Researchers at UC Davis make progress in salmonella vaccine

A team of researchers at UC Davis led by Stephen McSorley, in conjunction with collaborators at UC Irvine, identified antigens on salmonella bacteria. This new discovery could lead to salmonella prevention.

Salmonella is a bacterial infection that is carried through food. According to the Centers for Disease Control and Prevention, 400,000 cases of salmonella are reported in the United States alone.

Most salmonella infections are mild. Diarrhea, fever and cramps develop within three days of initial infection. These symptoms typically persist for around a week and abate without need for medical aid. However, there do exist more severe cases of salmonella in less fortunate individuals in which the infection spreads to the blood, which is often fatal.

In this regard, McSorley’s lab has been trying to identify targets for immune attack in salmonella in hopes of being able to vaccinate.

“There has been a lot of progress over the years in identification in other infectious diseases, but for some reason salmonella research seemed to be left behind,” McSorley said, “Which is terrible since many young children die of salmonella infections every year in Africa and Asia.”

Currently, there exist no vaccinations for the salmonella bacterial infection.
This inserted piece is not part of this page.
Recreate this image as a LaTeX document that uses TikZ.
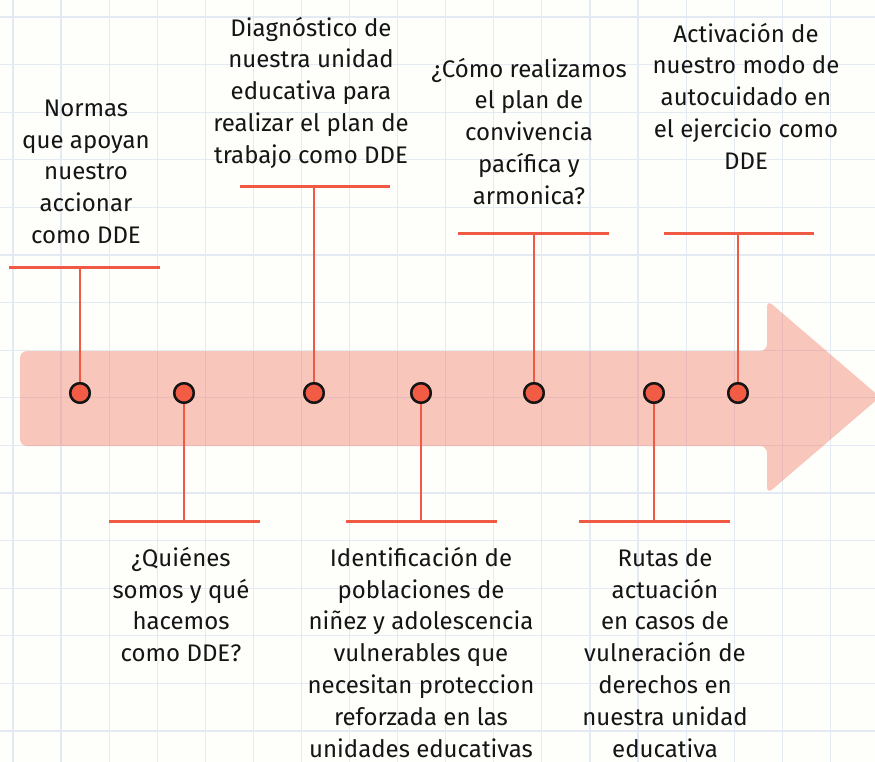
\documentclass[tikz,border=0pt]{standalone}
\usepackage{fontspec}
\setmainfont{Fira Sans}
\definecolor{bgcol}{HTML}{FEFEFA}
\definecolor{gridcol}{HTML}{E4EAF4}
\definecolor{arrowcol}{HTML}{EF6B55}
\definecolor{stemcol}{HTML}{F05A44}
\definecolor{dotcol}{HTML}{F25C45}
\definecolor{inkcol}{HTML}{151515}
\begin{document}
\begin{tikzpicture}[x=1pt,y=-1pt,
  gridline/.style={draw=gridcol,line width=1.2pt},
  stemline/.style={draw=stemcol,line width=2.6pt},
  barline/.style={draw=stemcol,line width=3pt},
  dotnode/.style={circle,fill=dotcol,draw=inkcol,line width=2.4pt,minimum size=19.5pt,inner sep=0pt},
  label/.style={anchor=north,align=center,inner sep=0pt,text=inkcol,font=\fontsize{24}{31.8}\selectfont}]
\useasboundingbox (0,0) rectangle (875,762);
\fill[bgcol] (0,0) rectangle (875,762);
% grid
\foreach \k in {0,...,17} {\draw[gridline] ({13+48.08*\k},0) -- ({13+48.08*\k},762);}
\foreach \k in {0,...,15} {\draw[gridline] (0,{17+47.6*\k}) -- (875,{17+47.6*\k});}
% arrow
\fill[arrowcol,fill opacity=0.38,rounded corners=7pt]
  (20,351) -- (767,351) -- (767,300) -- (880,397) -- (767,494) -- (767,446) -- (20,446) -- cycle;
% dots
\node[dotnode] (d1) at (80,393) {};
\node[dotnode] (d2) at (184,393) {};
\node[dotnode] (d3) at (314,393) {};
\node[dotnode] (d4) at (421,393) {};
\node[dotnode] (d5) at (534,393) {};
\node[dotnode] (d6) at (654,393) {};
\node[dotnode] (d7) at (738,393) {};
% bar coordinates
\coordinate (b1) at (80,267);  \coordinate (b1l) at (9,267);   \coordinate (b1r) at (160,267);
\coordinate (b2) at (184,521); \coordinate (b2l) at (109,521); \coordinate (b2r) at (260,521);
\coordinate (b3) at (314,187); \coordinate (b3l) at (240,187); \coordinate (b3r) at (390,187);
\coordinate (b4) at (421,521); \coordinate (b4l) at (346,521); \coordinate (b4r) at (497,521);
\coordinate (b5) at (534,233); \coordinate (b5l) at (458,233); \coordinate (b5r) at (609,233);
\coordinate (b6) at (654,521); \coordinate (b6l) at (579,521); \coordinate (b6r) at (730,521);
\coordinate (b7) at (738,233); \coordinate (b7l) at (664,233); \coordinate (b7r) at (814,233);
% stems and bars
\foreach \i in {1,...,7} {
  \draw[stemline] (d\i.center) -- (b\i);
  \draw[barline] (b\i l) -- (b\i r);
}
% redraw dots on top
\foreach \i/\x in {1/80,2/184,3/314,4/421,5/534,6/654,7/738} {
  \node[dotnode] at (\x,393) {};
}
% labels
\node[label] (t1) at (86,92) {\rule{0pt}{24pt}Normas\\que apoyan\\nuestro\\accionar\\como DDE};
\node[label] (t2) at (311,12) {\rule{0pt}{24pt}Diagnóstico de\\nuestra unidad\\educativa para\\realizar el plan de\\trabajo como DDE};
\node[label] (t3) at (529,53) {\rule{0pt}{24pt}¿Cómo realizamos\\el plan de\\convivencia\\pacífica y\\armonica?};
\node[label] (t4) at (746,18) {\rule{0pt}{24pt}Activación de\\nuestro modo de\\autocuidado en\\el ejercicio como\\DDE};
\node[label] (t5) at (181,542) {\rule{0pt}{24pt}¿Quiénes\\somos y qué\\hacemos\\como DDE?};
\node[label] (t6) at (421,542) {\rule{0pt}{24pt}Identificación de\\poblaciones de\\niñez y adolescencia\\vulnerables que\\necesitan proteccion\\reforzada en las\\unidades educativas};
\node[label] (t7) at (665,542) {\rule{0pt}{24pt}Rutas de\\actuación\\en casos de\\vulneración de\\derechos en\\nuestra unidad\\educativa};
\end{tikzpicture}
\end{document}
Patients whose condition necessitates medical action are treated with antiobiotics. Those who are young, elderly, have compromised immune systems, and especially those without adequate medical facilities are less likely to benefit from this treatment.

Logical targets for vaccines are called antigens, which are proteins that are exposed on the bacteria. These foreign proteins are noticed by a person’s immune system, which targets the bacteria for destruction. Once these antigens have been targeted, the immune system will always react to that particular protein.

In addition to antigens, bacteria and other cells produce many more proteins that are not exposed as antigens. Immune systems cannot identify proteins that are not exposed. Therefore, the trouble in identifying immune system targets lies in distinguishing between antigens and other proteins.

McSorley’s lab synthetically produced 2,700 proteins for testing that the salmonella produces naturally. These proteins were then isolated and injected into the blood of mice that had been previously infected with salmonella. These mice were then tested for a response.

Since the mice’s immune systems had previously been exposed to salmonella, any protein that was exposed in the bacteria would trigger a response. When a protein caused no response, it was shown not to be an antigen. If a protein did cause a response, that means it was an antigen.

These proteins can potentially be used in vaccines to prevent infections. Exposing someone to the protein without any actual bacteria will prepare an immunity without the danger of infection.

According to McSorley, “the vaccine won’t contain any live organisms and should be very safe for young children.”

By these methods, the lab has identified 117 proteins that were antigens. Only a handful have been tested due to labor and monetary constraints. By identifying these antigens, the hope is that researchers in McSorley’s lab and other institutions can continue testing for good vaccines.

McSorley collaborated closely with Renee Tsolis of the UC Davis Medical School due to similar interests and pertinent information.

“I worked together with Dr. McSorley on this project, because we had done some work trying to define the salmonella antigens recognized by mice,” Tsolis said. “We realized that we had a common interest and decided to share our data and work together.”